Musique en ligne : Jiwa réduit au silence

par Andréa Fradin
publié le 3 août 2010 à 16h24
(mis à jour le 4 août 2010 à 11h26)

Certains y voient la fin des sites de musique en ligne indépendants. Une chose est sûre, c'est un coup dur pour les fondateurs de Jiwa , plateforme française d'écoute de musique en ligne lancée en 2008, et contrainte de mettre la clé sous la porte. Le tribunal de commerce de Paris a prononcé la liquidation judiciaire du site le 29 juillet dernier, indiquait en début de matinée ReadWRiteWeb ; information ensuite confirmée par l'un de ses fondateurs, Jean-Marc Plueger.

Mais pour le chef d'entreprise , les responsables de cet échec sont tout désignés: les majors, qui imposent aux plateformes de streaming «un modèle impossible à tenir sur le long terme». Première condition à tenir: un «minimum garanti» à reverser pour l'obtention et l'exploitation des catalogues des maisons de disques, sur un période donnée.
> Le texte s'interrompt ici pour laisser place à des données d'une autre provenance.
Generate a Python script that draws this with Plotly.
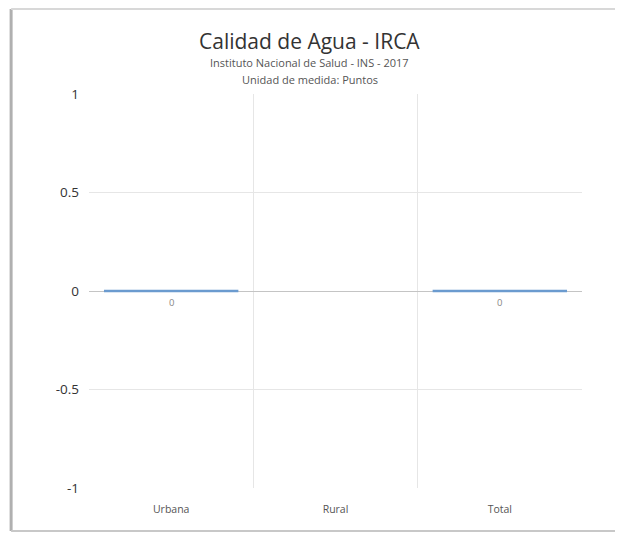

Selon les chiffres révélés par le patron de Jiwa à l'Express en janvier dernier, les chiffres iraient de 100000 euros pour 18 mois (Warner) à 400000 euros pour un an pour Sony Music. Pour Universal, la somme était de 180000 euros par tranche d'une année, contre 250000 pour EMI. S'ajoute à ce minimum le paiement aux ayants droit de un à trois centimes d'euros par écoute.

Pour Jean-Marc Plueger , Universal mis à part, ces exigences «étaient déraisonnables et ne correspondaient pas au niveau de chiffre d'affaires qu'on pouvait réaliser en exploitant leurs catalogues. » Avec 300000 euros de chiffres d'affaire, Jiwa devait régler un million d'euros aux majors, rien que pour les minimums garantis. Une situation qui a plongé le site dans une dette de 2 millions d'euros.

En janvier déjà , Jean-Marc Plueger accusait les majors de rendre «le business de la musique sur Internet impossible.» «Les conditions commerciales imposées par les majors font qu'aucun business de musique sur Internet n'est viable. Même pour Deezer, qui est le leader! Ils font du trafic, mais ils n'arrivent pas à la rentabilité. Il n'y a qu'Apple qui rentre dans ses frais avec l'iTunes Store, et encore...» , confiait-il à l'Express.

Un dépit qui a marqué le début de la fin pour Jiwa, qui perdait un mois plus tard le catalogue Warner Music , faute d'avoir pu verser à la maison de disque le fameux «minimum garanti» .

L'annonce de l'arrêt de Jiwa survient quelques jours à peine après que le rapprochement entre Wormee, site de musique en ligne d'Orange, et Deezer, le plus gros des poissons français dans le marché des plateformes de streaming musical, a été dévoilé . De quoi alimenter les regrets de certains, pour qui ces différents évènements marquent la fin des sites de musique en stream indépendants, qui laisseraient ainsi libre cours aux géants de la musique en ligne, comme iTunes.

Interpelée sur Twitter , Nathalie Kosciusko-Morizet a déclaré qu'elle tentait «d'accélérer la mise en œuvre du rapport Zelnick injustement réduit a la taxe Google» . «Il y a les bonnes réponses» , a-t-elle ajouté. Remis en début d'année, le rapport en question cherchait à renforcer les offres légales sur Internet, en préconisant l'instauration d'un «régime de gestion collective» . A l'instar des accords passés avec les stations de radio, cette licence permettrait aux plateformes de musique d'accéder aux catalogues dans des conditions identiques et sans devoir passer par les minimums garantis.

De son côté, Jiwa ne fermera pas tout de suite. Toujours en ligne, il «devrait continuer à l'être dans les prochains jours, mais dans un mode dégradé » , a indiqué Jean-Marc Plueger.